Les appels constants à la justice de Mukwege ont touché une corde sensible de l’autre côté de la frontière rwandaise. Lors d’une apparition télévisée le 18 juillet, un éminent général rwandais et conseiller de Kagame a dénoncé les demandes de justice de Mukwege comme une «propagande» propagée par des «personnes humiliées» qui «ont perdu la guerre». Les partisans du général ont amplifié ses critiques, qualifiant Mukwege d’homme de haine, de « génocidaire », et allant même jusqu’à perpétuer l’affirmation non fondée selon laquelle il est un négationniste du génocide. Un détracteur a lancé une pétition mal reçue pour exiger le retrait du prix Nobel du Dr Mukwege. D’autres groupes ont juré de réduire en cendres l’hôpital de Panzi, tandis que plusieurs journaux rwandais l’ont accusé de s’être associé aux rivaux de Kagame.

Mukewege a reçu des menaces de mort par SMS et sa famille a été harcelée sur les réseaux sociaux. Les menaces ont suscité la condamnation de plusieurs organisations internationales de défense des droits humains, notamment Amnesty International, Human Rights Watch et Physicians for Human Rights, entre autres. La Haut-commissaire des Nations Unies aux droits de l’homme, Michelle Bachelet, a demandé l’ouverture d’une enquête. Le 1er octobre, des milliers de sympathisants ont envahi les rues autour de son hôpital pour exiger sa protection et souligner le besoin de justice en RDC.

« C’était un message fort adressé au gouvernement congolais et à la communauté internationale pour dénoncer l’impunité qui a brisé toutes les possibilités d’avoir un avenir positif et pacifique dans notre pays », a déclaré Maud-Salomé Ekila, porte-parole du Dr Mukwege. Elle souligne que les menaces ne viennent pas seulement du Rwanda, mais d’autres violateurs des droits humains qui servent maintenant dans l’armée congolaise, en politique et dans la bureaucratie gouvernementale, présentant un danger supplémentaire. « Ceux qui ne veulent pas que la vérité éclate sont ceux qui menacent sa vie. Nous appelons à une forte protection pour l’hôpital de Panzi, où des centaines de survivants se battent pour leur vie, et pour sa protection personnelle en tant que principal militant des droits humains. »

Kigali nie tout

Pour sa part, le gouvernement rwandais nie énergiquement que ses forces aient joué un rôle dans les conflits au Congo. Début septembre, le président Kagame a rejeté le  rapport de l’ONU en déclarant :  »Je ne sais pas de quoi il s’agit dans cette absurdité ».  John Prendergast de The Sentry, une organisation d’enquête et de politique cofondée par l’acteur George Clooney qui se concentre sur les crimes de guerre et les profiteurs en Afrique, affirme que cela a longtemps été la ligne du Rwanda, malgré de nombreuses preuves du contraire. Néanmoins, la responsabilité est vitale pour la région, dit-il. «Pour qu’il y ait un espoir de paix et de droits humains dans l’avenir de la RDC, il faut qu’il y ait une certaine forme de responsabilité pour les atrocités de masse commises par de nombreuses forces congolaises, rwandaises et ougandaises au cours des deux dernières décennies et demie.» Les recommandations du rapport pour un tribunal international n’ont pas été mises en œuvre, allègue Prendergast, « parce que les forces puissantes de ces gouvernements sont complètement opposées à la justice de quelque nature que ce soit pour ces crimes contre les droits humains ».

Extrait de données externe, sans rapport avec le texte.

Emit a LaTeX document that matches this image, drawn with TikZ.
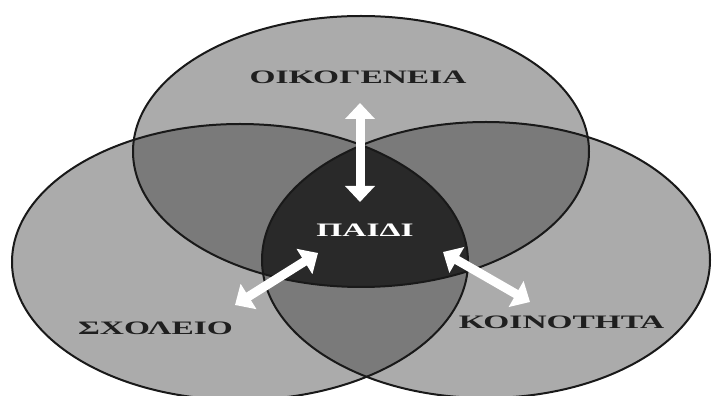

Malgré les menaces, Mukwege continue ses appels à la justice. C’est, dit-il, le minimum de ce que le monde doit aux victimes des guerres du Congo, et le seul moyen de s’assurer qu’il n’aura pas à continuer à soigner les victimes de viols de guerre dans un conflit sans fin. « La justice, c’est dire qui a fait quoi, et après cela, nous pouvons passer à la réconciliation avec nos voisins, en disant « plus jamais ça !  » « , a-t-il déclaré le 1er octobre. «En tant que lauréat du prix Nobel de la paix, comment puis-je continuer à conserver ce titre honorifique si je ne travaille pas pour la paix dans la région?».